> TASK TO COMPLETE: Leave out the images and repeat the listing below without a single change.

> STORED DATA:
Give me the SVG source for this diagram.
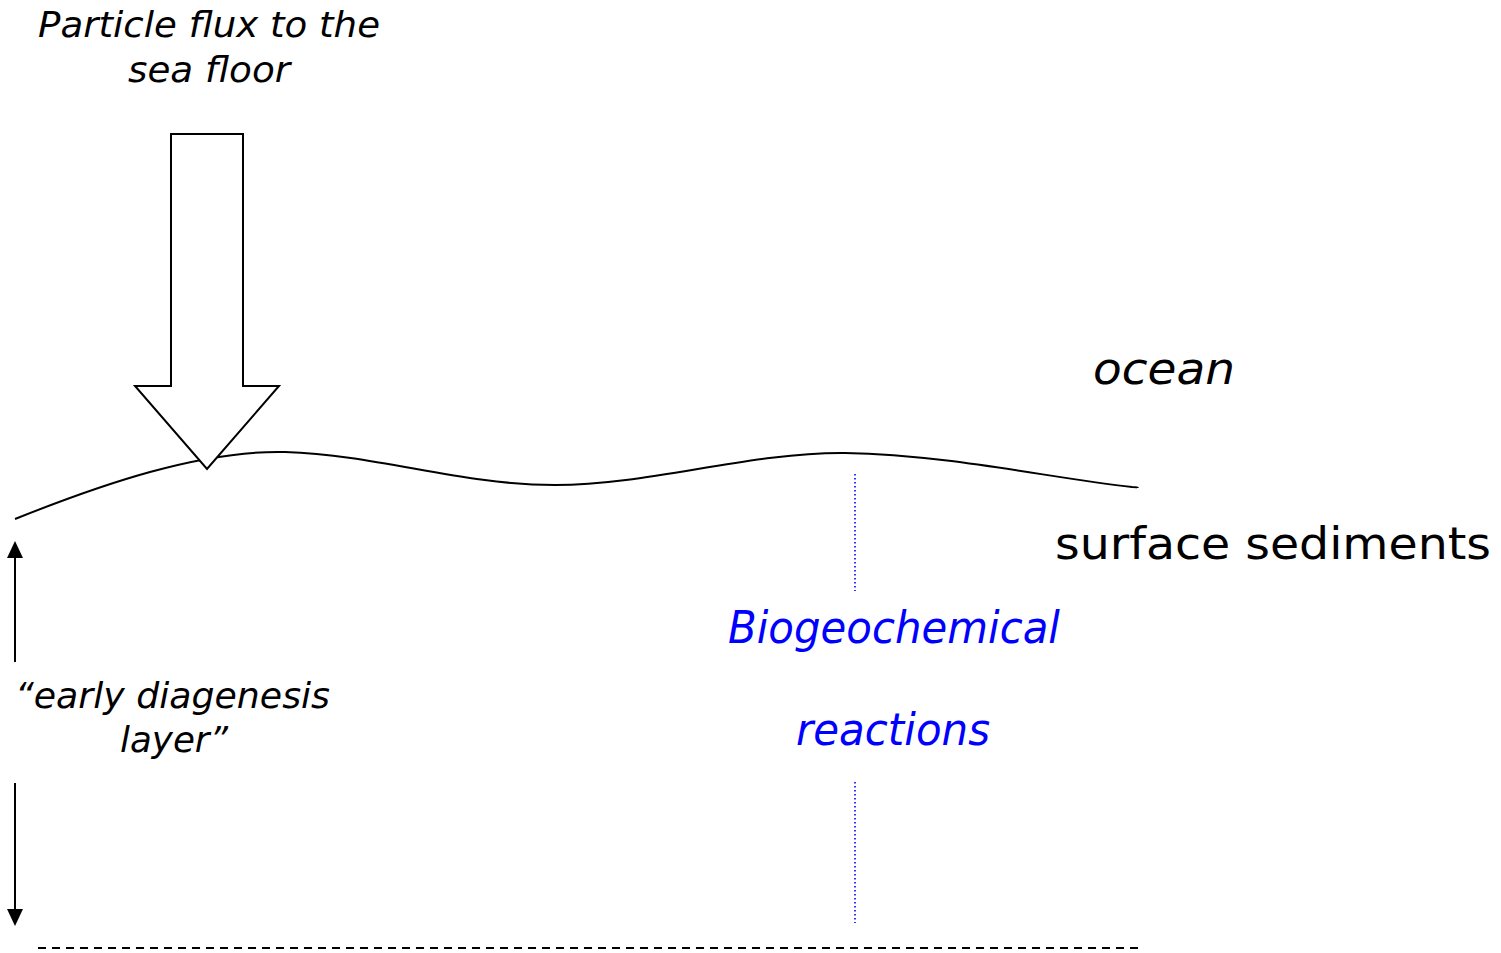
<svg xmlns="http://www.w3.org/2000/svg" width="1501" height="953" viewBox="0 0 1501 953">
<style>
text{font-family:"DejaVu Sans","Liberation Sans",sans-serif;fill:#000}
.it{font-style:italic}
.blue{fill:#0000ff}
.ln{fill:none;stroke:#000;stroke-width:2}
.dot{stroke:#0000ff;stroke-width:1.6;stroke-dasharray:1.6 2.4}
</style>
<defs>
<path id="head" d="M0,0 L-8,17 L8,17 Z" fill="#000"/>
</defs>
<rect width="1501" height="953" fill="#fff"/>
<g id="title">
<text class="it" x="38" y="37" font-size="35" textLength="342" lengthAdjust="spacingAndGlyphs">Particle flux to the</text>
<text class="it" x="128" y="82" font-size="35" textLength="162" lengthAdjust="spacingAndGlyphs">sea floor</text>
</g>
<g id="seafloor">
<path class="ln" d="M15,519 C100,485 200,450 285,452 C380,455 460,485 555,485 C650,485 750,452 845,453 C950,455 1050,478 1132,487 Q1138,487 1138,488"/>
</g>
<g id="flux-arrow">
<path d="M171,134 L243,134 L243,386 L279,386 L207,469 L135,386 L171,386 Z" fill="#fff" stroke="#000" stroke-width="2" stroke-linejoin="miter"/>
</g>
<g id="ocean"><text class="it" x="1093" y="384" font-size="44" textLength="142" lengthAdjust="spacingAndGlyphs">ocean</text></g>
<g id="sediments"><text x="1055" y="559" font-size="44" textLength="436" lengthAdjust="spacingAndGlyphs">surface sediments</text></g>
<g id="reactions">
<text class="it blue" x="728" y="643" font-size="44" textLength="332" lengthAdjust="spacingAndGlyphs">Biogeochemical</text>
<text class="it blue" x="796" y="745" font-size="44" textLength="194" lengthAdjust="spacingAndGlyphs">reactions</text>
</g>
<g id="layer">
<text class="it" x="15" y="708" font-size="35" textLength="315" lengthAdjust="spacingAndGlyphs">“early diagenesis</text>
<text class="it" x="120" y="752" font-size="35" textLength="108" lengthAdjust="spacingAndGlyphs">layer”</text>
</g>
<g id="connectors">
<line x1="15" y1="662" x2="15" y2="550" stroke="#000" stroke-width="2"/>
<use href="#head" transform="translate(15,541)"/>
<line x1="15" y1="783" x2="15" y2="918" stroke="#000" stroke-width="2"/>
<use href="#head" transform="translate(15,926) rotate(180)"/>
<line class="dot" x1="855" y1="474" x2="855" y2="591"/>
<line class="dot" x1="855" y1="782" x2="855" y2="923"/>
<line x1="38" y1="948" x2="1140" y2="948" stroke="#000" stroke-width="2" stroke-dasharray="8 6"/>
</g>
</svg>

> FINISHED EXERCISE:
Give me the SVG source for this diagram.
<svg xmlns="http://www.w3.org/2000/svg" width="1501" height="953" viewBox="0 0 1501 953">
<style>
text{font-family:"DejaVu Sans","Liberation Sans",sans-serif;fill:#000}
.it{font-style:italic}
.blue{fill:#0000ff}
.ln{fill:none;stroke:#000;stroke-width:2}
.dot{stroke:#0000ff;stroke-width:1.6;stroke-dasharray:1.6 2.4}
</style>
<defs>
<path id="head" d="M0,0 L-8,17 L8,17 Z" fill="#000"/>
</defs>
<rect width="1501" height="953" fill="#fff"/>
<g id="title">
<text class="it" x="38" y="37" font-size="35" textLength="342" lengthAdjust="spacingAndGlyphs">Particle flux to the</text>
<text class="it" x="128" y="82" font-size="35" textLength="162" lengthAdjust="spacingAndGlyphs">sea floor</text>
</g>
<g id="seafloor">
<path class="ln" d="M15,519 C100,485 200,450 285,452 C380,455 460,485 555,485 C650,485 750,452 845,453 C950,455 1050,478 1132,487 Q1138,487 1138,488"/>
</g>
<g id="flux-arrow">
<path d="M171,134 L243,134 L243,386 L279,386 L207,469 L135,386 L171,386 Z" fill="#fff" stroke="#000" stroke-width="2" stroke-linejoin="miter"/>
</g>
<g id="ocean"><text class="it" x="1093" y="384" font-size="44" textLength="142" lengthAdjust="spacingAndGlyphs">ocean</text></g>
<g id="sediments"><text x="1055" y="559" font-size="44" textLength="436" lengthAdjust="spacingAndGlyphs">surface sediments</text></g>
<g id="reactions">
<text class="it blue" x="728" y="643" font-size="44" textLength="332" lengthAdjust="spacingAndGlyphs">Biogeochemical</text>
<text class="it blue" x="796" y="745" font-size="44" textLength="194" lengthAdjust="spacingAndGlyphs">reactions</text>
</g>
<g id="layer">
<text class="it" x="15" y="708" font-size="35" textLength="315" lengthAdjust="spacingAndGlyphs">“early diagenesis</text>
<text class="it" x="120" y="752" font-size="35" textLength="108" lengthAdjust="spacingAndGlyphs">layer”</text>
</g>
<g id="connectors">
<line x1="15" y1="662" x2="15" y2="550" stroke="#000" stroke-width="2"/>
<use href="#head" transform="translate(15,541)"/>
<line x1="15" y1="783" x2="15" y2="918" stroke="#000" stroke-width="2"/>
<use href="#head" transform="translate(15,926) rotate(180)"/>
<line class="dot" x1="855" y1="474" x2="855" y2="591"/>
<line class="dot" x1="855" y1="782" x2="855" y2="923"/>
<line x1="38" y1="948" x2="1140" y2="948" stroke="#000" stroke-width="2" stroke-dasharray="8 6"/>
</g>
</svg>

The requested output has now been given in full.